The short arms of chromosomes also revealed some exciting information about the human makeup.
These short arms are packed with copies of various types of repetitive DNA, including duplicated regions, mobile elements, and eventually multiple copies of the genes that code for the RNA responsible for making ribosomes. Dr. Phillippy explains that these findings suggest that the short arms are likely hotspots for evolution because all these gene copies are lying around freely to mutate and develop new functions.
The T2T data will provide a reference for mapping variations in these previously unmapped regions that are potentially of great medical importance.
Chemical changes in complex, repetitive regions of DNA may be linked to some types of diseases, and some neurological and developmental disorders are related to variations in the number of copies of certain sequences in DNA. This catalog of repetitive DNA can contribute to a better understanding of the mechanisms behind such conditions and, consequently, to the development of strategies to circumvent and treat them.
However, the researchers emphasize that the work is far from complete.
Even though the recent contributions of the T2T consortium have been a giant leap, there are still hundreds of gaps in the genome, and they still have not succeeded in sequencing a chromosome from end to end.
Additionally, they have only worked with genetic material from two people – the anonymous father of the mole and the donor of the Y chromosome.

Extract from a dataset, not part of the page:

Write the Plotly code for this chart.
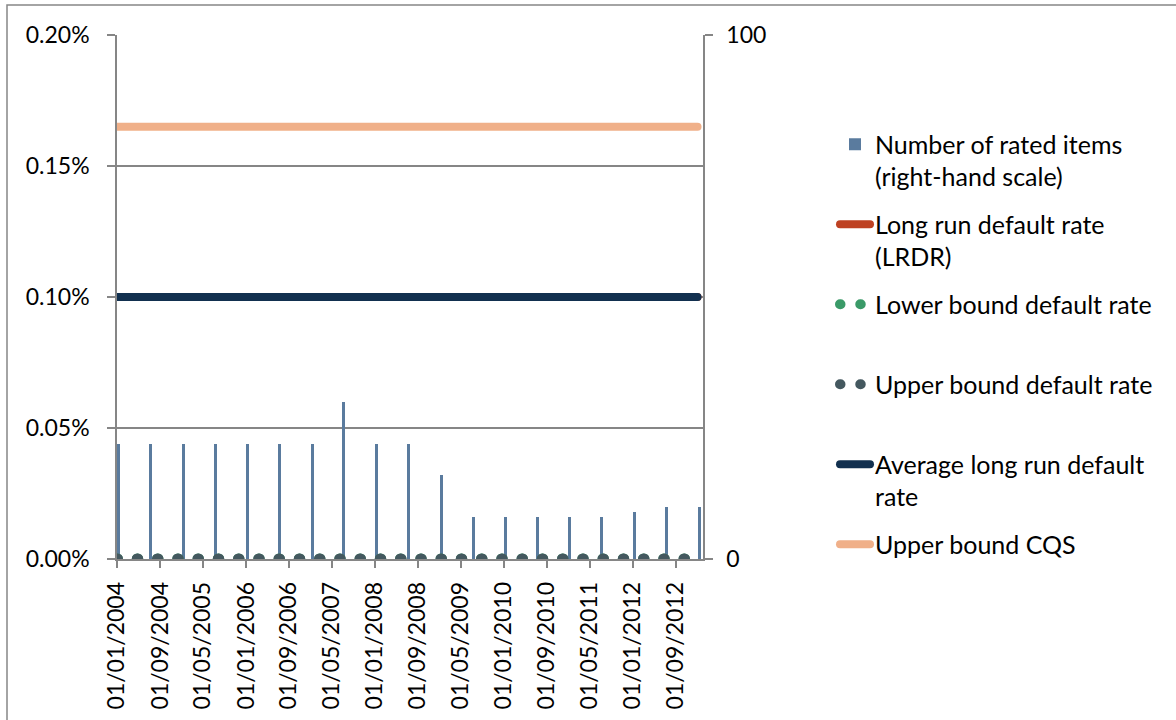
import plotly.graph_objects as go

# ---- data ----
bar_dates = ["2004-01-01", "2004-07-01", "2005-01-01", "2005-07-01", "2006-01-01",
             "2006-07-01", "2007-01-01", "2007-07-01", "2008-01-01", "2008-07-01",
             "2009-01-01", "2009-07-01", "2010-01-01", "2010-07-01", "2011-01-01",
             "2011-07-01", "2012-01-01", "2012-07-01", "2013-01-01"]
rated_items = [22, 22, 22, 22, 22, 22, 22, 30, 22, 22, 16, 8, 8, 8, 8, 8, 9, 10, 10]

lrdr = [0.0010] * 19
lower_bound = [0.0] * 19
upper_bound = [0.0] * 19
avg_lrdr = [0.0010] * 19
upper_cqs = [0.00165] * 19

FONT = "Lato"
GRID = "#868686"
TICK_SIZE = 23
LEG_SIZE = 25

fig = go.Figure()

fig.add_trace(go.Bar(
    x=bar_dates, y=rated_items, yaxis="y",
    name="Number of rated items<br>(right-hand scale)",
    marker=dict(color="#5a7b9e", line=dict(width=0)),
    width=17 * 86400000, offset=0,
    legendgroup="a",
))

line_specs = [
    (lrdr, "Long run default rate<br>(LRDR)", "#be4122", 8, "solid", "b"),
    (lower_bound, "Lower bound default rate<br>\u00a0", "#3a9a68", 11, "0.5px,19.75px", "c"),
    (upper_bound, "Upper bound default rate<br>\u00a0", "#44585f", 11, "0.5px,19.75px", "d"),
    (avg_lrdr, "Average long run default<br>rate", "#12304f", 8, "solid", "e"),
    (upper_cqs, "Upper bound CQS", "#f0b089", 8, "solid", "f"),
]
for vals, name, color, w, dash, grp in line_specs:
    fig.add_trace(go.Scatter(
        x=bar_dates, y=vals, yaxis="y2", mode="lines", name=name,
        line=dict(color=color, width=w, dash=dash),
        legendgroup=grp,
    ))

fig.update_layout(
    width=1176, height=720,
    margin=dict(l=117, r=473, t=35, b=161),
    paper_bgcolor="white", plot_bgcolor="white",
    font=dict(family=FONT, size=TICK_SIZE, color="black"),
    showlegend=True,
    bargap=0,
    xaxis=dict(
        type="date", range=["2004-01-01", "2013-02-01"],
        tick0="2004-01-01", dtick="M8", tickformat="%d/%m/%Y",
        tickangle=-90, ticks="outside", ticklen=7, tickcolor=GRID, tickwidth=1.5,
        showline=True, linecolor=GRID, linewidth=1.5, showgrid=False,
        tickfont=dict(family=FONT, size=TICK_SIZE, color="black"),
        ticklabelstandoff=5,
    ),
    yaxis=dict(
        side="right", range=[0, 100], tickvals=[0, 100],
        ticks="outside", ticklen=8, tickcolor=GRID, tickwidth=1.5,
        showline=True, linecolor=GRID, linewidth=1.5,
        showgrid=False, zeroline=False,
        tickfont=dict(family=FONT, size=TICK_SIZE, color="black"),
        ticklabelstandoff=9,
    ),
    yaxis2=dict(
        overlaying="y", side="left", range=[0, 0.002], dtick=0.0005,
        tickformat=".2%", ticks="outside", ticklen=8, tickcolor=GRID, tickwidth=1.5,
        showline=True, linecolor=GRID, linewidth=1.5,
        showgrid=True, gridcolor=GRID, gridwidth=1.5, zeroline=False,
        tickfont=dict(family=FONT, size=TICK_SIZE, color="black"),
        ticklabelstandoff=13,
    ),
    legend=dict(
        x=(835 - 117) / 586, xanchor="left", y=0.835, yanchor="top",
        valign="top", tracegroupgap=12, traceorder="grouped",
        font=dict(family=FONT, size=LEG_SIZE, color="black"),
        bgcolor="rgba(0,0,0,0)",
    ),
    shapes=[dict(
        type="rect", xref="paper", yref="paper",
        x0=(7 - 117) / 586, x1=(1185 - 117) / 586,
        y0=(559 - 730) / 524, y1=(559 - 5) / 524,
        line=dict(color=GRID, width=1.5), fillcolor="rgba(0,0,0,0)",
    )],
)

post = """
document.body.style.margin = '0';
document.body.style.padding = '0';
var gd = document.getElementById('{plot_id}');
function fixCaps(){
  gd.querySelectorAll('.scatterlayer .js-line, .legendlines path').forEach(function(p){
    p.style.strokeLinecap = 'round';
  });
}
fixCaps();
if (gd.on) { gd.on('plotly_afterplot', fixCaps); }
"""

fig.write_html("out.html", post_script=post, config={"displayModeBar": False})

So there is still a long way to go. To create a representative reference guide to the human genome, the next steps of the T2T Consortium will be to sequence the genomes of more people with diverse genetic backgrounds so that our knowledge of the human genome adequately covers our genetic diversity.
This step is already underway as part of the Human Pangenome Reference Consortium.
The T2T team has already sequenced dozens of other genomes and aims to do so with 350 genomes of diverse ancestry. As the researchers move forward, they hint at their ultimate goal: the day when sequencing technology will be so advanced that we will have a nearly complete reference guide to the human genome, as well as the ability to sequence any genome on demand. That day will open a new chapter for humanity’s ability to deal with genetic disorders, from predicting to treating them.